Die Kommission hat bekanntlich im Herbst vergangenen Jahres den Vorschlag einer EU-Richtlinie vorgelegt, mit der nach eigenen Worten sichergestellt werden soll, dass Arbeitnehmerinnen und Arbeitnehmer in der Union durch angemessene Mindestlöhne geschützt werden, die ihnen am Ort ihrer Arbeit einen angemessenen Lebensstandard ermöglichen. Der Vorschlag wird auf Artikel 153 Absatz 1 Buchstabe b des Vertrags über die Arbeitsweise der EU (AEUV) über Arbeitsbedingungen gestützt. Er folgt einer zweistufigen Konsultation der Sozialpartner gemäß Artikel 154 AEUV und wird im nächsten Schritt dem Europäischen Parlament und dem Rat zur Billigung vorgelegt. Mittlerweile ist die Diskussion über den Vorschlag in Gang gekommen. Vielen geht er nicht weit genug, verzichtet er doch auf einen alle Mitgliedstaaten verpflichtenden Mindestlohn.
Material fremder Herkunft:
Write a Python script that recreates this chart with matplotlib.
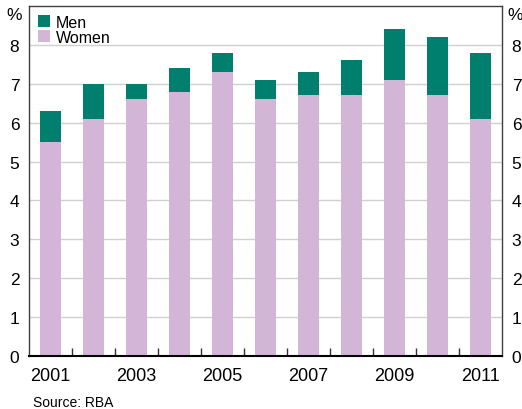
import numpy as np
import matplotlib
matplotlib.use("Agg")
import matplotlib.pyplot as plt

plt.rcParams["font.family"] = ["Liberation Sans", "DejaVu Sans"]

years = [2001, 2002, 2003, 2004, 2005, 2006, 2007, 2008, 2009, 2010, 2011]
women = [5.5, 6.1, 6.6, 6.8, 7.3, 6.6, 6.7, 6.7, 7.1, 6.7, 6.1]
men = [0.8, 0.9, 0.4, 0.6, 0.5, 0.5, 0.6, 0.9, 1.3, 1.5, 1.7]
year_labels = ["2001", "", "2003", "", "2005", "", "2007", "", "2009", "", "2011"]

MEN_C = "#007f6e"
WOMEN_C = "#d3b5d7"

fig = plt.figure(figsize=(5.22, 4.10), dpi=100)
ax = fig.add_axes([29 / 522, 1 - 357 / 410, 473 / 522, 350 / 410])

x = np.arange(len(years))
ax.bar(x, men, bottom=women, width=0.51, color=MEN_C, label="Men", zorder=2)
ax.bar(x, women, width=0.51, color=WOMEN_C, label="Women", zorder=2)

ax.set_xlim(-0.5, len(years) - 0.5)
ax.set_ylim(0, 9)
ax.set_yticks(range(0, 9))
ax.yaxis.grid(True, color="#d0d0d0", linewidth=1.0, zorder=0)
ax.tick_params(axis="y", length=0, labelsize=12.5, pad=7,
               labelright=True, right=False)

ax.set_xticks(x)
ax.set_xticklabels(year_labels)
ax.set_xticks(np.arange(0.5, len(years) - 0.5, 1.0), minor=True)
ax.tick_params(axis="x", which="major", length=0, labelsize=13, pad=8)
ax.tick_params(axis="x", which="minor", direction="in", length=6,
               width=1, color="#333333")

for s in ["left", "right", "top"]:
    ax.spines[s].set_color("#404040")
    ax.spines[s].set_linewidth(1.0)
ax.spines["bottom"].set_color("black")
ax.spines["bottom"].set_linewidth(1.5)

fig.text(14 / 522, 1 - 16 / 410, "%", fontsize=12.5, ha="center", va="center")
fig.text(515 / 522, 1 - 16 / 410, "%", fontsize=12.5, ha="center", va="center")

h, l = ax.get_legend_handles_labels()
ax.legend(h, l, loc="upper left", frameon=False, fontsize=11.5,
          handlelength=0.75, handleheight=0.75, handletextpad=0.4,
          labelspacing=0.0, borderaxespad=0.3, borderpad=0.25)

fig.text(33 / 522, 1 - 403 / 410, "Source: RBA", fontsize=10,
         ha="left", va="center")

fig.savefig("out.png", dpi=100)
Vielmehr beschränkt sich der Vorschlag auf Kriterien für die Festlegung solcher Mindestlöhne. Allerdings begegnet er auch in dieser abgeschwächten Form erheblichen Bedenken, die vor allem die rechtliche Grundlage in Zweifel ziehen. Nach einem Bericht der FAZ kommt ein von der Bundesvereinigung der Arbeitgeberverbände (BDA) in Auftrag gegebenes Rechtsgutachten des Münchner Arbeitsrechtsprofessor Martin Franzen zu dem Ergebnis, dass die Richtlinie – sollte sie in der derzeitigen Gestalt – beschlossen werden, nicht von Art. 153 AEUV gedeckt wäre. Dessen Abs. 5 lautet: „Dieser Artikel gilt nicht für das Arbeitsentgelt, das Koalitionsrecht, das Streikrecht sowie das Aussperrungsrecht.“ Die Richtlinie enthalte nämlich, so das Gutachten, Regelungen zum Arbeitsentgelt. Dafür genüge es, dass die Kommission den Mitgliedstaaten Vorgaben mache, wann der Mindestlohn angemessen sei. Auch die von der Richtlinie bezweckte Förderung von Tarifvertragsverhandlungen sei auf der gewählten Rechtsgrundlage nicht möglich. Die BDA sieht sich damit in der Kritik an diesem Vorhaben bestätigt. „Brüssel marschiert in die Mindestlohnsackgasse“ twittert der Hauptgeschäftsführer, Steffan Kampeter. „Statt einer Stärkung der Tarifautonomie wird es Rechtsunsicherheit, Klagen und Frust geben.“ Man darf gespannt sein, wie der Rechtssetzungsprozess auf europäischer Ebene weiter verläuft und ob der EuGH sich schlussendlich zur Vertragsrechtskonformität äußern wird.